At 9 AM on Dec. 14, at the bus terminal [in Apartado, the municipal seat], an inhabitant of Buenos Aires [one of the hamlets of the Peace Community] was approached by a paramilitary, who said: “I want to warn you...to get your family out of San Josesito by the end of the year, because we are planning to carry out a new massacre, it will be between the 24th and the 31st or thereabouts, we are negotiating with the police and the army so that they will not be mobilized and we can enter and leave freely, carry out the massacre rapidly...

Afghanistan: Taliban target teachers

From ITN:

A teacher has been shot dead in southern Afghanistan by suspected Taleban guerrillas after he ignored their orders to stop teaching girls.

The attack was carried out by two armed men who arrived at the secondary school in the Nad Ali district of Helmand province by motorcycle, Helmand police chief Abdul Rahman Sabir said.

"They dragged the teacher from the classroom and shot him at the school gate," he said.

Iraqi socialists kidnapped

From Socialism Now, the website of the Left Worker Communist Party in Iraq:

We denounce the Coward Terrorist Act
Of Kidnapping Two of our Comrades by a Militant Gang in Baghdad

On the morning of Wednesday, December 7, 2005 an armed gang of disguised men attacked our party office in Baghdad. The attack has caused the kidnapping of two comrades; Akram Faleh Khattab and Basim Khamees who were then present at the office. They were taken away to an unknown destination.

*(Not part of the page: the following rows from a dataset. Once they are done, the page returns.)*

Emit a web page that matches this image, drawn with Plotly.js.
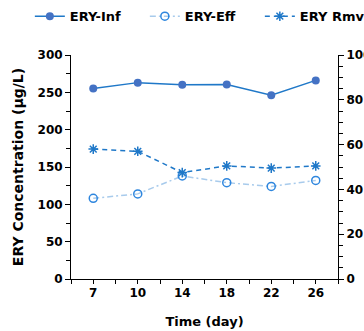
<!DOCTYPE html>
<html>
<head>
<meta charset="utf-8">
<script src="https://cdn.plot.ly/plotly-3.0.1.min.js"></script>
<style>
html,body{margin:0;padding:0;overflow:hidden;background:#fff;width:364px;height:331px;}
#chart{width:480px;height:331px;}
</style>
</head>
<body>
<div id="chart"></div>
<script>
var days = ['7', '10', '14', '18', '22', '26'];
var eryInf = [255, 263, 260, 260.5, 246, 266];
var eryEff = [108, 114, 138, 129, 124, 132];
var eryRmv = [58, 57, 47.5, 50.5, 49.5, 50.5];
var names = ['ERY-Inf', 'ERY-Eff', 'ERY Rmv'];

var F = 'DejaVu Sans, Arial, sans-serif';

var traces = [
  {
    x: days, y: eryInf, name: names[0], type: 'scatter', mode: 'lines+markers',
    line: {color: '#1F78C8', width: 1.5},
    marker: {symbol: 'circle', size: 8, color: '#4472C4'}
  },
  {
    x: days, y: eryEff, name: names[1], type: 'scatter', mode: 'lines+markers',
    line: {color: '#A8CBEC', width: 1.5, dash: '6px,3px,2px,3px'},
    marker: {symbol: 'circle-open', size: 8, color: '#2E86DE', line: {width: 1.5, color: '#2E86DE'}}
  },
  {
    x: days, y: eryRmv, name: names[2], type: 'scatter', mode: 'lines+markers',
    xaxis: 'x2', yaxis: 'y2',
    line: {color: '#1F78C8', width: 1.5, dash: '5px,4px'},
    marker: {symbol: 'asterisk-open', size: 8, color: '#1F78C8', line: {width: 1.5, color: '#1F78C8'}}
  }
];

var tickFont = {family: F, size: 12, color: '#000', weight: 'bold'};

var layout = {
  width: 480, height: 331,
  margin: {l: 71, r: 142, t: 55, b: 52, autoexpand: false},
  paper_bgcolor: '#fff', plot_bgcolor: '#fff',
  font: {family: F, size: 12, color: '#000', weight: 'bold'},
  showlegend: true,
  legend: {
    orientation: 'h', x: 1.138, xanchor: 'right', y: 1.24, yanchor: 'top',
    font: {family: F, size: 13, color: '#000', weight: 'bold'},
    itemwidth: 30, entrywidth: 70, entrywidthmode: 'pixels',
    bgcolor: 'rgba(0,0,0,0)', traceorder: 'normal'
  },
  xaxis: {
    type: 'category', categoryorder: 'array', categoryarray: days,
    range: [-0.5, 5.5], tickson: 'boundaries',
    ticks: 'outside', ticklen: 4, tickcolor: '#000', tickwidth: 1,
    ticklabelstandoff: 3,
    showline: true, linecolor: '#000', linewidth: 1,
    showgrid: false, zeroline: false, tickfont: tickFont,
    title: {text: 'Time (day)', font: {family: F, size: 13, color: '#000', weight: 'bold'}, standoff: 17}
  },
  xaxis2: {
    type: 'category', categoryorder: 'array', categoryarray: days,
    overlaying: 'x', anchor: 'y', side: 'bottom',
    range: [-0.5, 5.5], ticks: 'outside', ticklen: 4, tickcolor: '#000',
    showticklabels: false, showline: false, showgrid: false, zeroline: false
  },
  yaxis: {
    range: [0, 300], dtick: 50, tick0: 0,
    ticks: 'outside', ticklen: 5, tickcolor: '#000',
    minor: {dtick: 25, ticks: 'outside', ticklen: 4, tickcolor: '#000', showgrid: false},
    showline: true, linecolor: '#000', linewidth: 1,
    showgrid: false, zeroline: false, tickfont: tickFont,
    title: {text: 'ERY Concentration (µg/L)', font: {family: F, size: 14, color: '#000', weight: 'bold'}, standoff: 10}
  },
  yaxis2: {
    overlaying: 'y', side: 'right', anchor: 'x2',
    range: [0, 100], dtick: 20, tick0: 0,
    ticks: 'outside', ticklen: 5, tickcolor: '#000',
    minor: {dtick: 5, ticks: 'outside', ticklen: 4, tickcolor: '#000', showgrid: false},
    showline: true, linecolor: '#000', linewidth: 1,
    showgrid: false, zeroline: false, tickfont: tickFont
  }
};

Plotly.newPlot('chart', traces, layout, {displayModeBar: false, staticPlot: true});
</script>
</body>
</html>
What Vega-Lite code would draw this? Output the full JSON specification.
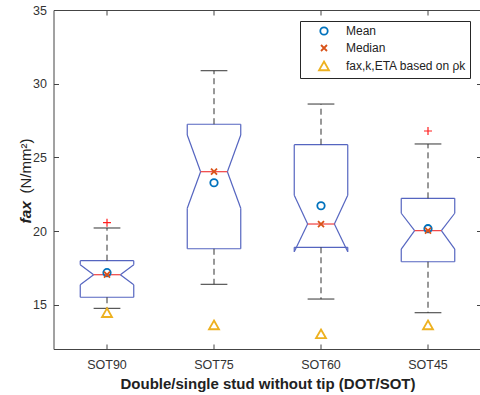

Our party, while investigating this kidnapping and its circumstances, warns the criminal gang of causing any harm to our comrades and demands their immediate release.

Report: US sixth among nations jailing journalists

We recently noted how Ethiopia and Eritrea, as they mutually demonize each other, are both engaging in a crackdown on their own media. Now the Committee to Protect Journalists, in their year-end report on imprisoned journalists worldwide, finds the two Horn of Africa rivals to be the worst offendors after China and Cuba. Uzbekistan was in fifth place, while the nasty and ostracized dictatorship of Burma was tied for sixth with the Leader of the Free World—that's right, none other than the good ol' US of A.